Start of DATASET EXTRACT

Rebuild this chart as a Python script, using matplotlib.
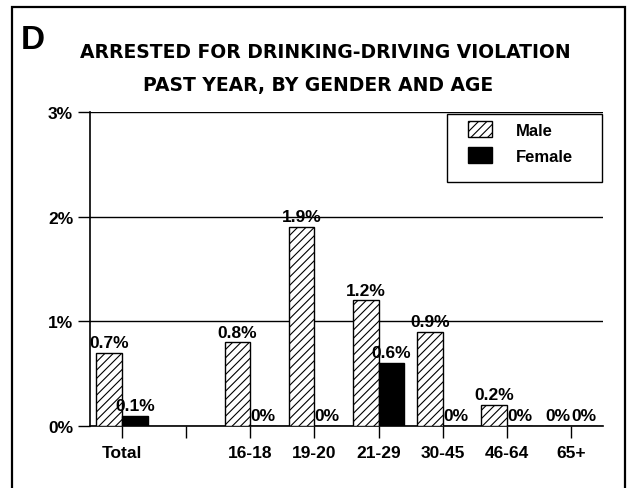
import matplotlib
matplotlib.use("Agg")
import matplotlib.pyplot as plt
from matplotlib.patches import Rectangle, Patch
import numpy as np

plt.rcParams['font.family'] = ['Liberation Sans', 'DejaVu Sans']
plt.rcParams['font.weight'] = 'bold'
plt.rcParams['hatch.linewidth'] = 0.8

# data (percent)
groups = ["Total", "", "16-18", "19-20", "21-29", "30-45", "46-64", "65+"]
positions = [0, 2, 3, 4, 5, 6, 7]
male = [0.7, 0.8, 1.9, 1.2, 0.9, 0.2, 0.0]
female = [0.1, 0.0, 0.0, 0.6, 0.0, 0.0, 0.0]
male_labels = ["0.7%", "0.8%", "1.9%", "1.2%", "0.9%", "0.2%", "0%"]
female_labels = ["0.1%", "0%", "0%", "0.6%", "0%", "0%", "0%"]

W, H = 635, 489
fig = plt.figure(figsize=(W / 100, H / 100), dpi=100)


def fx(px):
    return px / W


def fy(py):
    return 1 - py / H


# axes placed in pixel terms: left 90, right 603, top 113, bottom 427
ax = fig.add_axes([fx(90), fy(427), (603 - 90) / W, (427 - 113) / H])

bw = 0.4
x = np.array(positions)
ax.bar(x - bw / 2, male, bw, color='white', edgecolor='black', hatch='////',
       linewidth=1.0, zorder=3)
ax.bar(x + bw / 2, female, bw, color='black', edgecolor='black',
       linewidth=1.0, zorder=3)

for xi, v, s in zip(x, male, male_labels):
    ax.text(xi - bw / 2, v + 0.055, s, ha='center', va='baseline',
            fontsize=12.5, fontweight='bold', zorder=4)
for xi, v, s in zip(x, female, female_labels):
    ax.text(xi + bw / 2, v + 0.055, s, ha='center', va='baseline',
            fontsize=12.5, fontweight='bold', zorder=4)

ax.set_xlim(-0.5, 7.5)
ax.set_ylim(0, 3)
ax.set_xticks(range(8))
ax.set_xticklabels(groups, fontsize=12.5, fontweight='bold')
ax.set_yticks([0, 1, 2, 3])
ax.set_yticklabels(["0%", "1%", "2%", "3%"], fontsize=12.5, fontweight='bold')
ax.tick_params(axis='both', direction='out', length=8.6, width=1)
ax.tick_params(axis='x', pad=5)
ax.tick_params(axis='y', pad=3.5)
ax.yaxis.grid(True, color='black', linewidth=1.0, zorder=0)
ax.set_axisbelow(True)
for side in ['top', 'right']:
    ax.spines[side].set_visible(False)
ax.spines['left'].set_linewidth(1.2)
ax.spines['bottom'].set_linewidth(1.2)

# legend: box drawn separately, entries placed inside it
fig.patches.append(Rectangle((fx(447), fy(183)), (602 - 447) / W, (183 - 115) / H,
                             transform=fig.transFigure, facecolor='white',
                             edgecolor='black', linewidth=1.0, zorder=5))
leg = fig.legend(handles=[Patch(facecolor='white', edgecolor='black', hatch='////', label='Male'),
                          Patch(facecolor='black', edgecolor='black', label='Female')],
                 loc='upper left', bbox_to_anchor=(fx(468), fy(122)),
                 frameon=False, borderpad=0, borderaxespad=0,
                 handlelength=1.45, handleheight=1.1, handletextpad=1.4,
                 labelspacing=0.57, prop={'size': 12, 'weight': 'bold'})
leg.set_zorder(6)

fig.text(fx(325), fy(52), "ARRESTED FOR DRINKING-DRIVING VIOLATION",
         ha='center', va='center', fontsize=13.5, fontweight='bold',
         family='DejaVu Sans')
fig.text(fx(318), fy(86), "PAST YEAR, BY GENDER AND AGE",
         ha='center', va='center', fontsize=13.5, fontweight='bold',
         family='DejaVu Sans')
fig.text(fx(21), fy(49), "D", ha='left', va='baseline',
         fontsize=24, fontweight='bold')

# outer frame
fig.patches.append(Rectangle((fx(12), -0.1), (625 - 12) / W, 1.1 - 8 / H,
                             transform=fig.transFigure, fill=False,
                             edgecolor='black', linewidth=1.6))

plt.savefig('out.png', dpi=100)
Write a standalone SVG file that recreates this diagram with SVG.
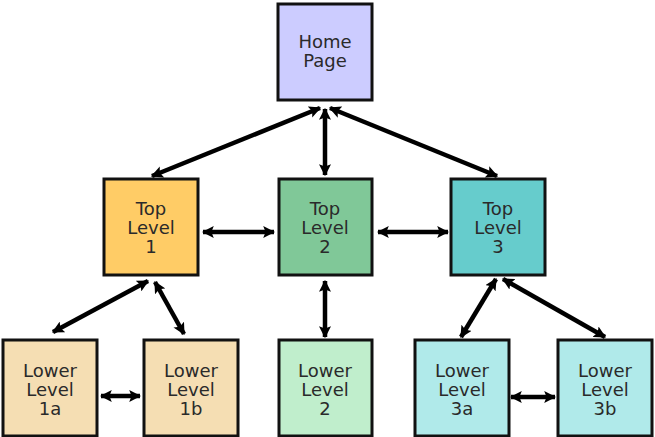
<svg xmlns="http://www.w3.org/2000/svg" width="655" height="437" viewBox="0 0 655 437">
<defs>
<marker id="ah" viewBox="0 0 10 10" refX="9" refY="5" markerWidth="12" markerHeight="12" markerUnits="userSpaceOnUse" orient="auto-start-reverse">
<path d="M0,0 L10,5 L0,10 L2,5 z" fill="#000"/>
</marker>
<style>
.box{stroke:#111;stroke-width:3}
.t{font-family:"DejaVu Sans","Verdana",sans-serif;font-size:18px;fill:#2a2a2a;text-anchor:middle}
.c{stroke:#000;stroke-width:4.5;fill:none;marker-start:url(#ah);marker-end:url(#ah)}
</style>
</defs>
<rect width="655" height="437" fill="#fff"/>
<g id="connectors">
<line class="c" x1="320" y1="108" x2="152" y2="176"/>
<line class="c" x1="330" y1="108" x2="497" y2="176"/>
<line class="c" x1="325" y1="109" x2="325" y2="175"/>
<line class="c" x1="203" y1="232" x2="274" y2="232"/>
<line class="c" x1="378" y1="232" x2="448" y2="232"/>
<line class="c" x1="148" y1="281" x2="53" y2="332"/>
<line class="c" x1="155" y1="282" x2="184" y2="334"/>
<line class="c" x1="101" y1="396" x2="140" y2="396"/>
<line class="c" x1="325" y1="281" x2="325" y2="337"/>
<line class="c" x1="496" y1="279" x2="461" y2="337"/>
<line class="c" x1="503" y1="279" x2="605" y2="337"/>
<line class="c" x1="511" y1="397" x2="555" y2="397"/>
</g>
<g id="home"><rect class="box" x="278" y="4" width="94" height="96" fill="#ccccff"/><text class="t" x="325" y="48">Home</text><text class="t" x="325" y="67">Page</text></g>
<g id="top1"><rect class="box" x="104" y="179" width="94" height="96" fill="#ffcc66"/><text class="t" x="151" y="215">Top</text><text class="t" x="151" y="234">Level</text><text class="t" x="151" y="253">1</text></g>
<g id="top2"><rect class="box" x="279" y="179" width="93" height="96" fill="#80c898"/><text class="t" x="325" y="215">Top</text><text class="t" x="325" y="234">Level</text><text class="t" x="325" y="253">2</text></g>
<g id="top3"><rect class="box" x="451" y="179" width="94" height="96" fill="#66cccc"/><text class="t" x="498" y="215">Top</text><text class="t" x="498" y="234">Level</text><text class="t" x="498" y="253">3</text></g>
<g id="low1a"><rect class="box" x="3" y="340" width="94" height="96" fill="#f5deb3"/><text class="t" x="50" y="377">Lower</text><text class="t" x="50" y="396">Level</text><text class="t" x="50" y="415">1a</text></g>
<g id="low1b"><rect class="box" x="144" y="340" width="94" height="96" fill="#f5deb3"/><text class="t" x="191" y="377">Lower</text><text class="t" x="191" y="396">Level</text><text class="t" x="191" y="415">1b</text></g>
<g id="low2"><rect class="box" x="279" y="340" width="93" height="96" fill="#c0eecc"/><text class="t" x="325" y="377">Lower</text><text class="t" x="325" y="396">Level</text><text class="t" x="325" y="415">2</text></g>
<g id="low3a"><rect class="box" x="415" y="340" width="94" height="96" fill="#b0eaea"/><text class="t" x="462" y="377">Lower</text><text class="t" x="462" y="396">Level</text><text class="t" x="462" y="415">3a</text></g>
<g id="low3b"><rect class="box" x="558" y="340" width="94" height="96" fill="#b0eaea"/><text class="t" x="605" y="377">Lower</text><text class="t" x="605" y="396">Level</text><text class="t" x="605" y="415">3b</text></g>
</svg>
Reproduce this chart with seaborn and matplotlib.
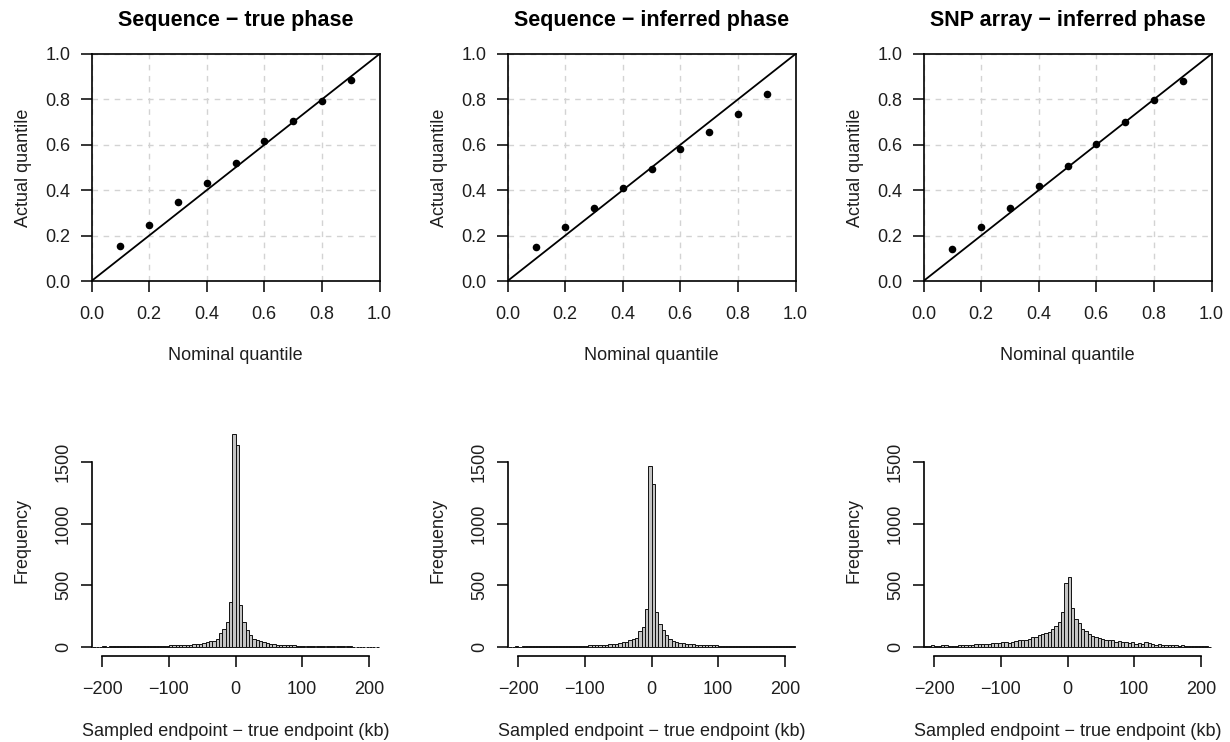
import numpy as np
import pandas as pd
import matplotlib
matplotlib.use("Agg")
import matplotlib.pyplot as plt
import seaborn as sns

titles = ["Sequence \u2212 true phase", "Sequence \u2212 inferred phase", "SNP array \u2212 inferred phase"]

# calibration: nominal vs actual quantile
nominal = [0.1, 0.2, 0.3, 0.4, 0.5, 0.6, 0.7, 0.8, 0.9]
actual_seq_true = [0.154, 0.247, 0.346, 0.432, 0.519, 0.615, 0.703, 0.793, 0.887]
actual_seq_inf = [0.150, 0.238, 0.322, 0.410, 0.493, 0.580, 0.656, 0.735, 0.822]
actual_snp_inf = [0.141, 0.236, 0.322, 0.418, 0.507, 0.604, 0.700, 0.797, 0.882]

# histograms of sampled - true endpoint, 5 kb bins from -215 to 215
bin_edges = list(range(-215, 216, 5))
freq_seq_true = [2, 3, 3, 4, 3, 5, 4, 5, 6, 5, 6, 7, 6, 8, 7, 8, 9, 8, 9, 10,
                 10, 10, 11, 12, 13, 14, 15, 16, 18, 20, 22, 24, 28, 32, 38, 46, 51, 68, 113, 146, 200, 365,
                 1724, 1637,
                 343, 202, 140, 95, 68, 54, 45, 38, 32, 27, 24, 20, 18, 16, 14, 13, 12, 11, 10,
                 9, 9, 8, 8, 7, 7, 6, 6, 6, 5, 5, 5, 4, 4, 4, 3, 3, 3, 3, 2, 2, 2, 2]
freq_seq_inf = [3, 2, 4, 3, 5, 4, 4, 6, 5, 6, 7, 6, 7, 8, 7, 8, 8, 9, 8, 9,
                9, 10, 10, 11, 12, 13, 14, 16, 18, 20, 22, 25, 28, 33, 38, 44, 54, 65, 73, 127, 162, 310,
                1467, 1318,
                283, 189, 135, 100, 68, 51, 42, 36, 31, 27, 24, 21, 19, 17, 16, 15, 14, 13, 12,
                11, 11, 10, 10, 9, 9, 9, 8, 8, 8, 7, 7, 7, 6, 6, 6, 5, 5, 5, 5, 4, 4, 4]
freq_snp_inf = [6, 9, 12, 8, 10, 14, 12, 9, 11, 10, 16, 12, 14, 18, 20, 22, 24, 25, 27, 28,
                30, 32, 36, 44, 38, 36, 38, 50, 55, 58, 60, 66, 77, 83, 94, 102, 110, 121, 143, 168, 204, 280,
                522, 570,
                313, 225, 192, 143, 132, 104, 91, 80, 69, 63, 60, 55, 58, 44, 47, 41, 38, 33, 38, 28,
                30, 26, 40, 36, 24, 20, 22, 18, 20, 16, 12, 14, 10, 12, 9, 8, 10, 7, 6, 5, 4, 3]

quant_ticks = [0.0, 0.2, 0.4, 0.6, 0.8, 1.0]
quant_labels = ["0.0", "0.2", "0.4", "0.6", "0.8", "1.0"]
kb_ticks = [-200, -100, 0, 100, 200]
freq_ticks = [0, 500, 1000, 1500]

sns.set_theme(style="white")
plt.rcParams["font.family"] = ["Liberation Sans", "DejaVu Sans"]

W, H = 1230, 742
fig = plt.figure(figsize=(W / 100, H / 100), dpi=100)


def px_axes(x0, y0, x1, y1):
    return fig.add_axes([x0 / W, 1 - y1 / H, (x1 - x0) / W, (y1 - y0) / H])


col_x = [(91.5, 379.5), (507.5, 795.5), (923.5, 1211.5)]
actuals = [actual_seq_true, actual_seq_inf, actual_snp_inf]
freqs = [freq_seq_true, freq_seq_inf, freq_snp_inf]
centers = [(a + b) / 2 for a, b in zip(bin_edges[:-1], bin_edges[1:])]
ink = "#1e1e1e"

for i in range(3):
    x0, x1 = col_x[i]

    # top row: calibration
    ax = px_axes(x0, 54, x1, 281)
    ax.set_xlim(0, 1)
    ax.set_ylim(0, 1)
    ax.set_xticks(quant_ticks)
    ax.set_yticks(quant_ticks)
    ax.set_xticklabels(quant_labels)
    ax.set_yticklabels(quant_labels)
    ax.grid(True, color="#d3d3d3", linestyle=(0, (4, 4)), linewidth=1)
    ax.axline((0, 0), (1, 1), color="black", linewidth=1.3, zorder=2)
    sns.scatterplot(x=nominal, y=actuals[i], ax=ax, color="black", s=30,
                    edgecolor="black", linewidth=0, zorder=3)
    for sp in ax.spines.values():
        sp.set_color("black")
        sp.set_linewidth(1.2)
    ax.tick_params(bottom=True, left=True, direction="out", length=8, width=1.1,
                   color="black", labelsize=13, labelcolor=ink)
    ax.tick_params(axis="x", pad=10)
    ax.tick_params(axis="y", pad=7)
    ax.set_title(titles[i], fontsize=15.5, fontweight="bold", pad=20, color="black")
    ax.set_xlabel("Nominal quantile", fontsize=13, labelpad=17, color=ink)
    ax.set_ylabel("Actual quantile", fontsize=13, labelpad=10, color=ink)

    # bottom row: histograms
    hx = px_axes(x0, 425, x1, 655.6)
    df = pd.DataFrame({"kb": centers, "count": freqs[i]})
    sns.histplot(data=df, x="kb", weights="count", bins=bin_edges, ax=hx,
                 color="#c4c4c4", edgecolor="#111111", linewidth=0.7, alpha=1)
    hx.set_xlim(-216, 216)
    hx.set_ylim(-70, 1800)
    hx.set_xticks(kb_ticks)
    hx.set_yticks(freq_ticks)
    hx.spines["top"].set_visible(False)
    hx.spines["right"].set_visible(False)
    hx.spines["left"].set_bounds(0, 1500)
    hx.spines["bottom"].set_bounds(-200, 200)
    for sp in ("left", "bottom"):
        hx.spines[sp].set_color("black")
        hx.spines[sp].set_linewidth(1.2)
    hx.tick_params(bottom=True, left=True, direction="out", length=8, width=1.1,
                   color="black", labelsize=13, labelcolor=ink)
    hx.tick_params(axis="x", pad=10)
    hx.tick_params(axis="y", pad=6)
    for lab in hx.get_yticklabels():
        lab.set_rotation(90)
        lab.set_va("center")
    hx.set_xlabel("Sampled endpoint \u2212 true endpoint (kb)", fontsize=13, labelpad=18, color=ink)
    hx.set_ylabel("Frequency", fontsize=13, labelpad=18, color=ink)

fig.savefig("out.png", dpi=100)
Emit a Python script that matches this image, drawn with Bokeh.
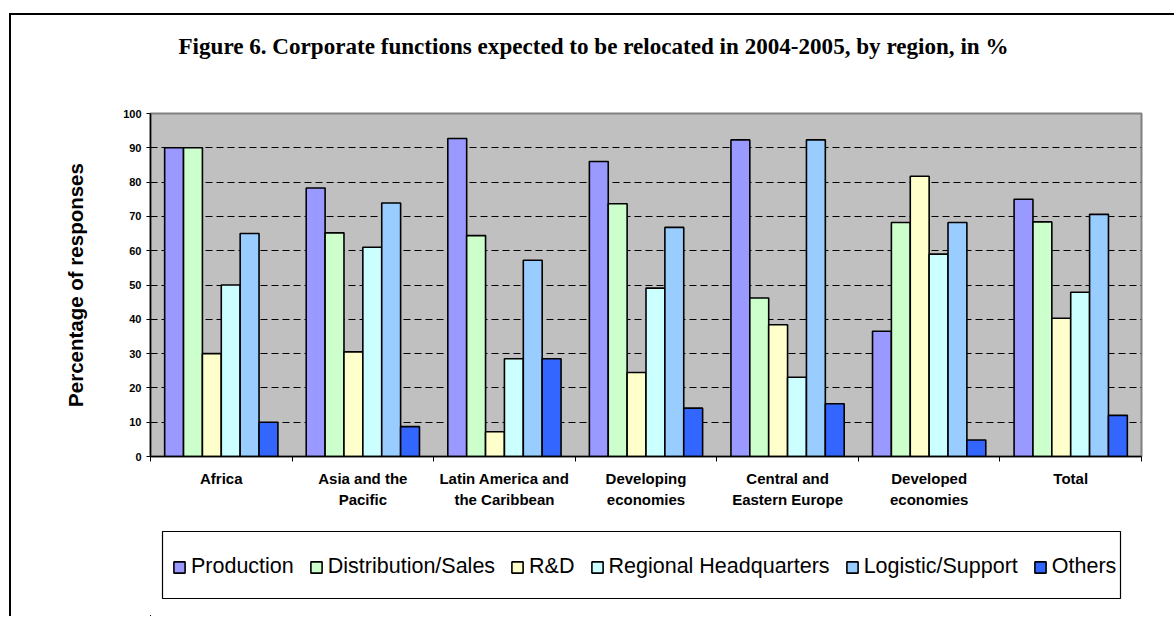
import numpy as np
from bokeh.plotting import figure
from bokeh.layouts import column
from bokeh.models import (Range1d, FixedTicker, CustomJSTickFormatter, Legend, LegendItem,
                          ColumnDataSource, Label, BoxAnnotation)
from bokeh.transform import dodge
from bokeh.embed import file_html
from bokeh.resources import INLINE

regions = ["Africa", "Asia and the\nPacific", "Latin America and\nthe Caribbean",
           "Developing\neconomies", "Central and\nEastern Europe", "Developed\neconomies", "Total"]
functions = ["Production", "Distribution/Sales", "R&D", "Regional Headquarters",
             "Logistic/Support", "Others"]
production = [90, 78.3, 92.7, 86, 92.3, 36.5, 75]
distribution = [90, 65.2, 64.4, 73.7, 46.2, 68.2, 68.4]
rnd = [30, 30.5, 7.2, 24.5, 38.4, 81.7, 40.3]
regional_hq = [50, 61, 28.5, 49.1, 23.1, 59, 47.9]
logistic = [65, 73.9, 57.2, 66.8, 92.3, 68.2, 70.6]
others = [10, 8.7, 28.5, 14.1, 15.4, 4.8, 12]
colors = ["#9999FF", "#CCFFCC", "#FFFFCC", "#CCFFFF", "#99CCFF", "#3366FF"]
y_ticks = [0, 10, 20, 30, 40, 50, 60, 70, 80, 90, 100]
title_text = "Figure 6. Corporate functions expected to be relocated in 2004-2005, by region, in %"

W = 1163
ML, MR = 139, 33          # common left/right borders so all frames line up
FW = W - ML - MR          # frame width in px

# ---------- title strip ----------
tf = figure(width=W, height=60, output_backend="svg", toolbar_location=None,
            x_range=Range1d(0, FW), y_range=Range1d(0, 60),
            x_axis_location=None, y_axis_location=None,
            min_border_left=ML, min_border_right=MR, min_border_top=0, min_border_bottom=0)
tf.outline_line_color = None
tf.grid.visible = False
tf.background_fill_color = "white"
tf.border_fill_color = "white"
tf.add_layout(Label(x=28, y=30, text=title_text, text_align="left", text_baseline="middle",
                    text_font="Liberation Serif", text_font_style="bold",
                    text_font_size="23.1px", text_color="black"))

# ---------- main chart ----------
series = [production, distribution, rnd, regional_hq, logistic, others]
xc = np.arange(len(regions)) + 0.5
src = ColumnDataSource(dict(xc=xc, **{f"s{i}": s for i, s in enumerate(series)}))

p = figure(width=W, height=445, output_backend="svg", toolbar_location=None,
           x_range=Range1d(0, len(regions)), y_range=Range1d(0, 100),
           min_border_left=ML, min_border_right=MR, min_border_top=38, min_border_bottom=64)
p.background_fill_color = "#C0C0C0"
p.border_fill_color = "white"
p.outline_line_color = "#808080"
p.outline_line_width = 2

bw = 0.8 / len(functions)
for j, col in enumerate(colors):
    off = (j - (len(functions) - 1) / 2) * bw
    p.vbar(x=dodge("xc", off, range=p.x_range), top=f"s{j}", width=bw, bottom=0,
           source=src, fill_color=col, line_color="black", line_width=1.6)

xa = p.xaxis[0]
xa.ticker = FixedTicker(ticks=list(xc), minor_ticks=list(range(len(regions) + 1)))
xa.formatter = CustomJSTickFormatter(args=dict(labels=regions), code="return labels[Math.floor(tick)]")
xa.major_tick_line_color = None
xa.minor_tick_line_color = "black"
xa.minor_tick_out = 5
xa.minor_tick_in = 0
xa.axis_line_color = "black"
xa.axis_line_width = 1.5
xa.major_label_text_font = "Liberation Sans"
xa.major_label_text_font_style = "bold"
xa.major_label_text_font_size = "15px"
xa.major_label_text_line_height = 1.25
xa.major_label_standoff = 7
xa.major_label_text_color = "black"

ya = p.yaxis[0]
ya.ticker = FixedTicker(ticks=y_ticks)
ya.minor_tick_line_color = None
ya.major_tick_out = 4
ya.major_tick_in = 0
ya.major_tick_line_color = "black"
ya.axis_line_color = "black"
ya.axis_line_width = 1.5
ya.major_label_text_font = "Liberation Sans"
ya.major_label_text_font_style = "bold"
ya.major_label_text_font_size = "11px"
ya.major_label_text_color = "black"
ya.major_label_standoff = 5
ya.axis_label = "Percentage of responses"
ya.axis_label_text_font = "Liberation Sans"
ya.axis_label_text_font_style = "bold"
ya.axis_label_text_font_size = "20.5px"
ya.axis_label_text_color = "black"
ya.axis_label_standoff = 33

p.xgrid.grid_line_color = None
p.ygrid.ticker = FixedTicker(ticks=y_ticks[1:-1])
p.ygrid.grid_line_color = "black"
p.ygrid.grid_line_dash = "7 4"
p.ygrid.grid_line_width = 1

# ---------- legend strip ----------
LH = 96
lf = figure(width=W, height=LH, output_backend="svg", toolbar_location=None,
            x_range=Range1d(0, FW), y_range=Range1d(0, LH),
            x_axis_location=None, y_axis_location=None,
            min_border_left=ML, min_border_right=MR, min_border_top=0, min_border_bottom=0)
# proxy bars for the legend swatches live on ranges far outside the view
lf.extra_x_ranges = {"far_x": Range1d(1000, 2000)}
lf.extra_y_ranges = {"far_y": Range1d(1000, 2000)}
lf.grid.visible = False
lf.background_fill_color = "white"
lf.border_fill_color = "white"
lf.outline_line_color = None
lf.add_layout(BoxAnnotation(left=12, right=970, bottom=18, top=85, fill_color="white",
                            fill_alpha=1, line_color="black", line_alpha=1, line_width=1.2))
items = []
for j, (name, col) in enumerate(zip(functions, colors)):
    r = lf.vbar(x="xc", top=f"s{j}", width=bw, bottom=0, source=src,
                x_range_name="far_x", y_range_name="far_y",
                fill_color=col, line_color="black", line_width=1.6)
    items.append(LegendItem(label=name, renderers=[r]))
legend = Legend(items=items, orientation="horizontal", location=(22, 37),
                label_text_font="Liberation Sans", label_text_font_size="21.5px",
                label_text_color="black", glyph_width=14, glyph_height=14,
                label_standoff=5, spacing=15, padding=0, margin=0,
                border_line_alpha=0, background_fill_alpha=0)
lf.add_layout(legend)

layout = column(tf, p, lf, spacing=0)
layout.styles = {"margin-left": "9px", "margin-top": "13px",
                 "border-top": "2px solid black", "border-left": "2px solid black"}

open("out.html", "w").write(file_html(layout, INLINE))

End of DATASET EXTRACT

WHAT TO WORK ON
Only the lines between the line with "Emit a Python" and the line with "from bokeh.resources import INLINE", inclusive, should be reproduced, exactly as written and without pictures.

OUTPUT OF THE TASK
Emit a Python script that matches this image, drawn with Bokeh.
import numpy as np
from bokeh.plotting import figure
from bokeh.layouts import column
from bokeh.models import (Range1d, FixedTicker, CustomJSTickFormatter, Legend, LegendItem,
                          ColumnDataSource, Label, BoxAnnotation)
from bokeh.transform import dodge
from bokeh.embed import file_html
from bokeh.resources import INLINE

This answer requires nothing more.